I made a test model, there is frictional contact between the block and the surface, gravity, I apply force or displacement to the top edge and push the block.

I just need to understand whether there will be a fall and that’s it.

Static analysis allows one to evaluate the distribution of stresses and strains in a structure under given boundary conditions and loads, but does not allow one to determine whether the structure will be stable or not.

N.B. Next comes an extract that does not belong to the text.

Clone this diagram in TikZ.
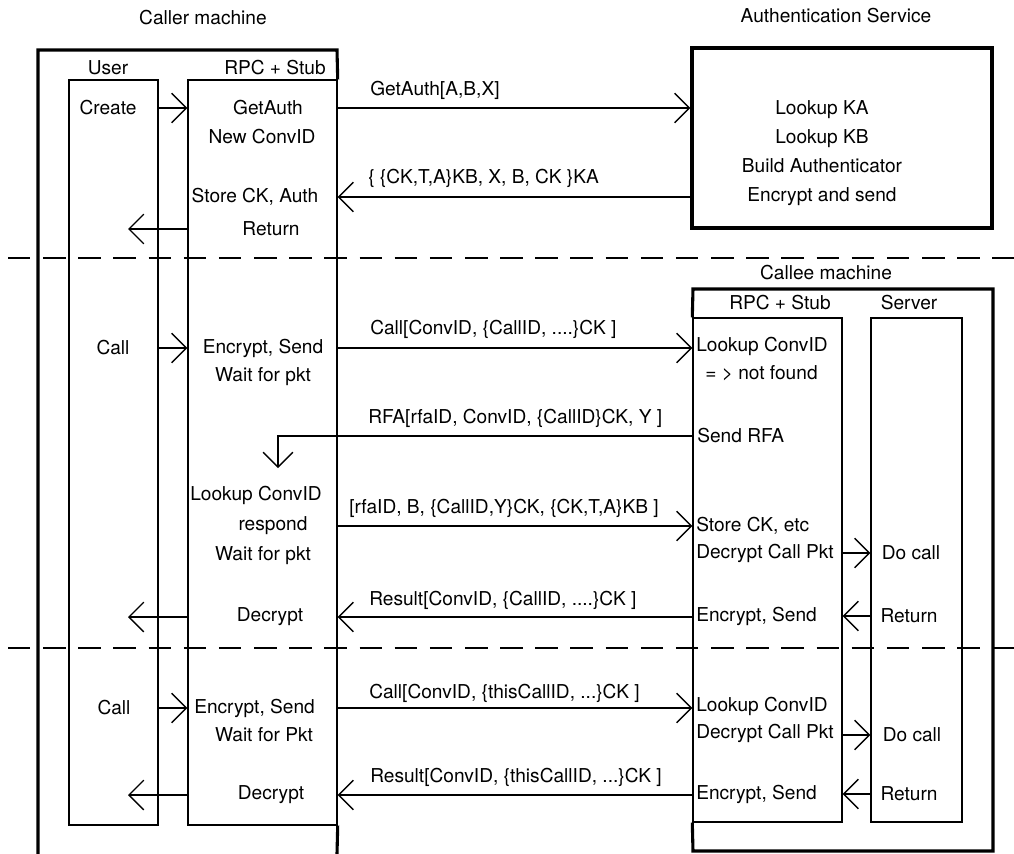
\documentclass[tikz,border=0pt]{standalone}
\usepackage{fontspec}
\setmainfont{TeX Gyre Heros}
\usetikzlibrary{arrows.meta,positioning,fit,calc}

\begin{document}
\begin{tikzpicture}[x=0.025cm, y=-0.025cm,
    font=\fontsize{13.6}{16}\selectfont,
    lane/.style={draw, line width=1pt, inner sep=0pt},
    frame/.style={line width=2.2pt},
    arr/.style={-{Straight Barb[length=10.5pt, width=21pt]}, line width=1pt},
    txt/.style={inner sep=0pt},
    msg/.style={inner sep=0pt, anchor=west},
    sep/.style={line width=1pt, dash pattern=on 16pt off 9pt}
  ]
  \useasboundingbox (0,0) rectangle (1014,854);

  % headings
  \node[txt] (hcaller) at (203,18) {Caller machine};
  \node[txt] (hauth) at (836,16) {Authentication Service};
  \node[txt] (hcallee) at (826,273) {Callee machine};
  \node[txt] (huser) at (108,68) {User};
  \node[txt] (hcrpc) at (275,68) {RPC + Stub};
  \node[txt] (hsrpc) at (780,303) {RPC + Stub};
  \node[txt] (hserver) at (909,303) {Server};

  % lanes
  \node[lane, fit={(69,80) (158,825)}] (user) {};
  \node[lane, fit={(188,80) (337,825)}] (crpc) {};
  \node[lane, fit={(693,318) (842,822)}] (srpc) {};
  \node[lane, fit={(871,318) (962,822)}] (server) {};
  \node[lane, frame, fit={(692,48) (992,228)}] (auth) {};

  % machine frames
  \draw[frame] (38,854) -- (38,50) -- (337,50) -- (crpc.north east);
  \draw[frame] (crpc.south east) -- (337,854);
  \draw[frame] (srpc.north west) -- (693,289) -- (993,289) -- (993,851)
    -- (693,851) -- (srpc.south west);

  % phase separators
  \draw[sep] (8,258) -- (1014,258);
  \draw[sep] (8,648) -- (1014,648);

  % phase 1: get authenticator
  \node[txt] (create) at (108,108) {Create};
  \node[txt] (getauth) at (268,108) {GetAuth};
  \node[txt] (newconv) at (262,137) {New ConvID};
  \node[txt] (storeck) at (255,197) {Store CK, Auth};
  \node[txt] (ret0) at (271,229) {Return};
  \node[inner sep=0pt, align=center, font=\fontsize{13.6}{20.6}\selectfont]
    (authtxt) at (822,153) {Lookup KA\\Lookup KB\\Build Authenticator\\Encrypt and send};
  \node[msg] (mgetauth) at (370,90) {GetAuth[A,B,X]};
  \node[msg] (mkeys) at (368,178) {\{ \{CK,T,A\}KB, X, B, CK \}KA};
  \coordinate (back0) at (128,229);

  \draw[arr] (user.east |- create) -- (crpc.west |- create);
  \draw[arr] (crpc.east |- getauth) -- (auth.west |- getauth);
  \draw[arr] (auth.west |- storeck) -- (crpc.east |- storeck);
  \draw[arr] (crpc.west |- ret0) -- (back0);

  % phase 2: first call, callee asks for authenticator
  \node[txt] (call1) at (113,348) {Call};
  \node[txt] (enc1) at (263,348) {Encrypt, Send};
  \node[txt] (wait1) at (263,377) {Wait for pkt};
  \node[msg] (mcall1) at (370,329) {Call[ConvID, \{CallID, ....\}CK ]};
  \node[msg] (lookup1) at (696,346) {Lookup ConvID};
  \node[msg] (notfound) at (705,373) {= > not found};
  \node[msg] (sendrfa) at (697,436) {Send RFA};
  \node[msg] (mrfa) at (368,418) {RFA[rfaID, ConvID, \{CallID\}CK, Y ]};
  \coordinate (rfatip) at (278,468);
  \node[msg] (lookup2) at (190,495) {Lookup ConvID};
  \node[txt] (respond) at (273,526) {respond};
  \node[txt] (wait2) at (263,556) {Wait for pkt};
  \node[msg] (mrfaid) at (349,508) {[rfaID, B, \{CallID,Y\}CK, \{CK,T,A\}KB ]};
  \node[msg] (storeetc) at (696,526) {Store CK, etc};
  \node[msg] (decpkt1) at (696,553) {Decrypt Call Pkt};
  \node[txt] (docall1) at (911,553) {Do call};
  \node[msg] (senc1) at (696,616) {Encrypt, Send};
  \node[txt] (ret1) at (909,616) {Return};
  \node[txt] (dec1) at (270,617) {Decrypt};
  \node[msg] (mres1) at (369,600) {Result[ConvID, \{CallID, ....\}CK ]};
  \coordinate (back1) at (128,617);

  \draw[arr] (user.east |- call1) -- (crpc.west |- call1);
  \draw[arr] (crpc.east |- enc1) -- (srpc.west |- enc1);
  \draw[arr] (srpc.west |- sendrfa) -| (rfatip);
  \draw[arr] (crpc.east |- respond) -- (srpc.west |- respond);
  \draw[arr] (srpc.east |- docall1) -- (server.west |- docall1);
  \draw[arr] (server.west |- ret1) -- (srpc.east |- ret1);
  \draw[arr] (srpc.west |- dec1) -- (crpc.east |- dec1);
  \draw[arr] (crpc.west |- dec1) -- (back1);

  % phase 3: later call on the same conversation
  \node[txt] (call2) at (114,708) {Call};
  \node[msg] (enc2) at (194,708) {Encrypt, Send};
  \node[txt] (wait3) at (264,735) {Wait for Pkt};
  \node[msg] (mcall2) at (369,693) {Call[ConvID, \{thisCallID, ...\}CK ]};
  \node[msg] (lookup3) at (696,706) {Lookup ConvID};
  \node[msg] (decpkt2) at (696,733) {Decrypt Call Pkt};
  \node[txt] (docall2) at (912,735) {Do call};
  \node[msg] (senc2) at (696,794) {Encrypt, Send};
  \node[txt] (ret2) at (909,794) {Return};
  \node[txt] (dec2) at (271,795) {Decrypt};
  \node[msg] (mres2) at (370,777) {Result[ConvID, \{thisCallID, ...\}CK ]};
  \coordinate (back2) at (128,795);

  \draw[arr] (user.east |- call2) -- (crpc.west |- call2);
  \draw[arr] (crpc.east |- enc2) -- (srpc.west |- enc2);
  \draw[arr] (srpc.east |- docall2) -- (server.west |- docall2);
  \draw[arr] (server.west |- ret2) -- (srpc.east |- ret2);
  \draw[arr] (srpc.west |- dec2) -- (crpc.east |- dec2);
  \draw[arr] (crpc.west |- dec2) -- (back2);
\end{tikzpicture}
\end{document}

But can I accept that if there is a calculation error that the part falls? Usually this is what happens, if I apply enough force to the top of the block, I get a calculation error and the results show that the calculation stopped when the block tilted.

[Asitang Lahurikar]

Hello,

Static Structural Analysis is performed to assess the system in an equilibrium state when subjected to some load. However, in your case, following the initial displacement (push) provided, the falling of the standing block will be a time-dependent activity under the influence of standard earth gravity. Thus, you may consider using a Transient Structural Analysis system to simulate this model.

Hope this helps!
Thanks,
Asitang 

[javat33489]

I would like to use static analysis. I'm not interested in stress or what will happen next, only whether the part will fall or not.
When completing the calculation with an error after the push, I can accept that it fell. And if the calculation is completed without errors and I see that the part is standing, it means it didn’t fall. Is that acceptable?

[Asitang Lahurikar]

Hello,

Could you please explain why you prefer to use the Static Analysis system over the Transient?

Thanks,
Asitang 

[javat33489]

Because it's fast and easy

[peteroznewman]

“we have a block standing on a plane and if we push it, it will fall”  Are you sure about that?

If the coefficient of friction is small or the force is applied low on the block, it will not tip over, it will slide. But I don’t think you meant that it will fall because it slides off the base plate.

Assume the coefficient of friction is high, or you used a Rough contact condition so the block will not slide. Now you can think about using a force to tip over the block. Assume a coordinate frame where Y is up, X is to the right and the origin is on the bottom, left edge of the block, the one the block will rotate about.

“I apply force or displacement to the top edge and push the block.” These create very different analysis results. Let’s first consider applying a force.

The force that will tip the block over can be calculated by hand.  Let’s say the block has a height h, width w and thickness t.  Assume a horizontal force F is applied at the top of the block in the -X direction to tip it over. The coordinates of the CG of the block is (t/2, h/2, -w/2).

Calculate the static moment equilibrium about the origin for a constant force F at the top and the weight (mg) of the block acting at the CG. This is the force to tip over the block. At forces less than this, there is a reaction force on both sides of the base. At this force, the reaction force on the right goes to zero. At forces greater than this, the block accelerates as it tips over.

Now consider applying a displacement. For a small displacement, the reaction force at the top will be equal to the tipping force calculated above. As the displacement increases, the force reduces until the force reaches zero when the CG is exactly over the origin. Any displacement more than that will cause the block to tip over. Any displacement less than that is a stable equilibrium and if the displacement returns to zero, the block will return to being supported on its base.

[javat33489]

Thank you very much for your detailed answer sir! I need time to understand everything.

 

But I didn’t hear the question about whether it’s possible to use the Workbench static module for capsizing. What do you say about this? When a part slides and does not fall, there is no error - it did not fall. When it starts to tip over, there is an error in calculation, it has fallen.

[peteroznewman]

There is a simple Workbench Static Structural model to decide if a constant applied force will tip a structure over, assuming a no slip condition at the base.  Insert a Revolute Joint to Ground along the tipping edge. Insert a Remote Displacement on the opposite edge and set Y = 0 leaving all others Free. Apply Standard Earth Gravity in the -Y direction. Solve. If the reaction force on the Remote Displacement is up, it will not tip, if the reaction force is down, it will tip.  The downward force prevents the structure from tipping.